| DATA FOR THE TASK |

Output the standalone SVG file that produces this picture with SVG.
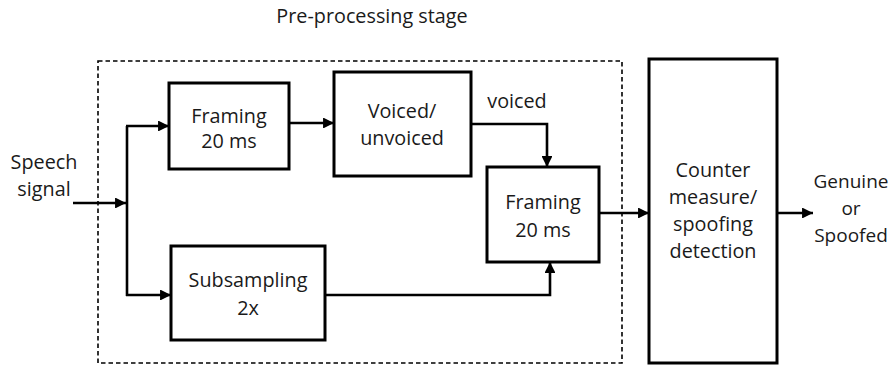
<svg xmlns="http://www.w3.org/2000/svg" width="893" height="366" viewBox="0 0 893 366">
<defs>
<marker id="ah" viewBox="0 0 10 10" refX="10" refY="5" markerWidth="4.6" markerHeight="4.2" markerUnits="strokeWidth" orient="auto">
<path d="M0,0 L10,5 L0,10 Z" fill="#000"/>
</marker>
<style>
.box{fill:#fff;stroke:#000;stroke-width:3}
.t{font-family:"Open Sans","Noto Sans",sans-serif;font-size:19.8px;fill:#1a1a1a;text-anchor:middle}
.o{font-size:19px}
.c{fill:none;stroke:#000;stroke-width:2.6;marker-end:url(#ah)}
.l{fill:none;stroke:#000;stroke-width:2.6}
</style>
</defs>
<rect width="893" height="366" fill="#fff"/>
<text class="t" x="372" y="23">Pre-processing stage</text>
<rect id="stage" x="98" y="61" width="524" height="302" fill="none" stroke="#000" stroke-width="1.6" stroke-dasharray="4.5,3"/>
<g id="speech"><text class="t" x="44" y="169">Speech</text><text class="t" x="44" y="196">signal</text></g>
<g id="framing1"><rect class="box" x="169" y="83" width="120" height="86"/><text class="t" x="229" y="123">Framing</text><text class="t" x="229" y="148">20 ms</text></g>
<g id="voiced"><rect class="box" x="334" y="72" width="137" height="104"/><text class="t" x="402" y="118">Voiced/</text><text class="t" x="402" y="145">unvoiced</text></g>
<g id="framing2"><rect class="box" x="487" y="167" width="112" height="95"/><text class="t" x="543" y="209">Framing</text><text class="t" x="543" y="237">20 ms</text></g>
<g id="subsampling"><rect class="box" x="171" y="246" width="154" height="94"/><text class="t" x="248" y="287">Subsampling</text><text class="t" x="248" y="315">2x</text></g>
<g id="counter"><rect class="box" x="649" y="59" width="128" height="304"/><text class="t" x="713" y="177">Counter</text><text class="t" x="713" y="204">measure/</text><text class="t" x="713" y="231">spoofing</text><text class="t" x="713" y="258">detection</text></g>
<g id="output"><text class="t o" x="851" y="188">Genuine</text><text class="t o" x="851" y="215">or</text><text class="t o" x="851" y="242">Spoofed</text></g>
<g id="connectors">
<path class="c" d="M73,203 H126"/>
<path class="l" d="M127,126 V296"/>
<path class="c" d="M126,126 H169"/>
<path class="c" d="M126,295 H171"/>
<path class="c" d="M289,123 H334"/>
<path class="c" d="M471,124 H547 V167"/>
<text class="t" x="517" y="108">voiced</text>
<path class="c" d="M325,295 H550 V262"/>
<path class="c" d="M599,213 H649"/>
<path class="c" d="M777,213 H813"/>
</g>
</svg>
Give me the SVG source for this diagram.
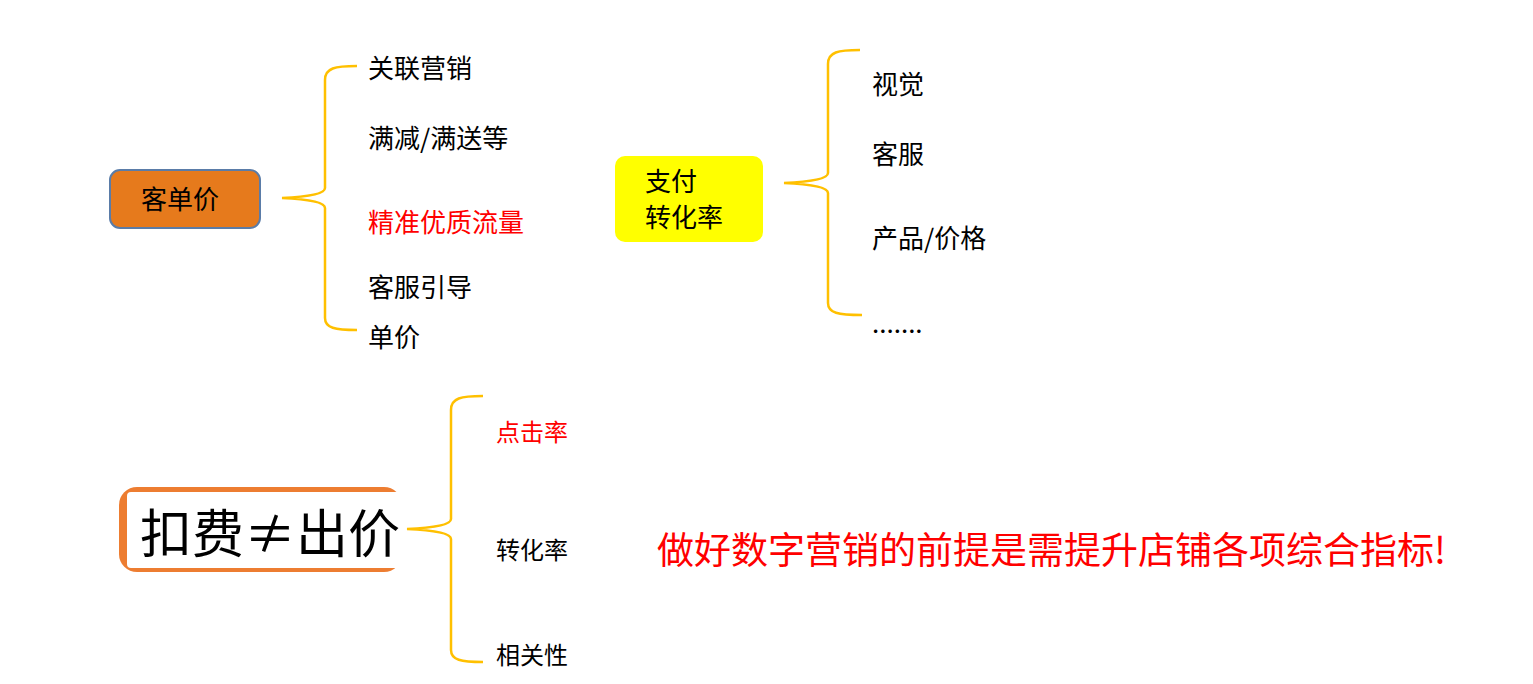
<svg xmlns="http://www.w3.org/2000/svg" width="1533" height="684" viewBox="0 0 1533 684">
<style>
text{font-family:"Noto Sans CJK SC","Noto Sans",sans-serif;fill:#000}
.t{font-size:26px}
.s{font-size:24px}
.r{fill:#ff0000}
.b{fill:none;stroke:#ffc000;stroke-width:2.5}
</style>
<rect width="1533" height="684" fill="#fff"/>
<g id="connectors">
<path class="b" d="M357,66 C335,66 325,68 325,80 L325,188 Q325,196 282,198 Q325,200 325,208 L325,318 C325,328 335,330 357,330"/>
<path class="b" d="M860,50 C838,50 828,52 828,64 L828,173 Q828,181 784,183 Q828,185 828,193 L828,303 C828,313 838,315 862,315"/>
<path class="b" d="M483,396 C461,396 451,398 451,410 L451,519 Q451,527 407,529 Q451,531 451,539 L451,650 C451,660 461,662 483,662"/>
</g>
<g id="n1"><rect x="110" y="170" width="150" height="58" rx="10" fill="#e67a1c" stroke="#5a7ca8" stroke-width="2"/><text class="t" x="141" y="209">客单价</text></g>
<g id="n2"><text class="t" x="368" y="78">关联营销</text></g>
<g id="n3"><text class="t" x="368" y="148">满减/满送等</text></g>
<g id="n4"><text class="t r" x="368" y="232">精准优质流量</text></g>
<g id="n5"><text class="t" x="368" y="297">客服引导</text></g>
<g id="n6"><text class="t" x="368" y="347">单价</text></g>
<g id="n7"><rect x="615" y="156" width="148" height="86" rx="10" fill="#ffff00"/><text class="t" x="645" y="191">支付</text><text class="t" x="645" y="227">转化率</text></g>
<g id="n8"><text class="t" x="872" y="94">视觉</text></g>
<g id="n9"><text class="t" x="872" y="164">客服</text></g>
<g id="n10"><text class="t" x="872" y="248">产品/价格</text></g>
<g id="n11"><text class="t" x="872" y="333">.......</text></g>
<g id="n12"><rect x="119" y="487" width="283" height="85" rx="18" fill="#ed7d31"/><rect x="127" y="492" width="275" height="76" rx="4" fill="#fff"/><text x="140" y="553" style="font-size:52px">扣费≠出价</text></g>
<g id="n13"><text class="s r" x="496" y="441">点击率</text></g>
<g id="n14"><text class="s" x="496" y="559">转化率</text></g>
<g id="n15"><text class="s" x="496" y="664">相关性</text></g>
<text class="r" x="657" y="564" style="font-size:37px">做好数字营销的前提是需提升店铺各项综合指标!</text>
</svg>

| AIM |
Copy out all lines that carry the word "this".

| PROBLEM SOLUTION |
Output the standalone SVG file that produces this picture with SVG.
Give me the SVG source for this diagram.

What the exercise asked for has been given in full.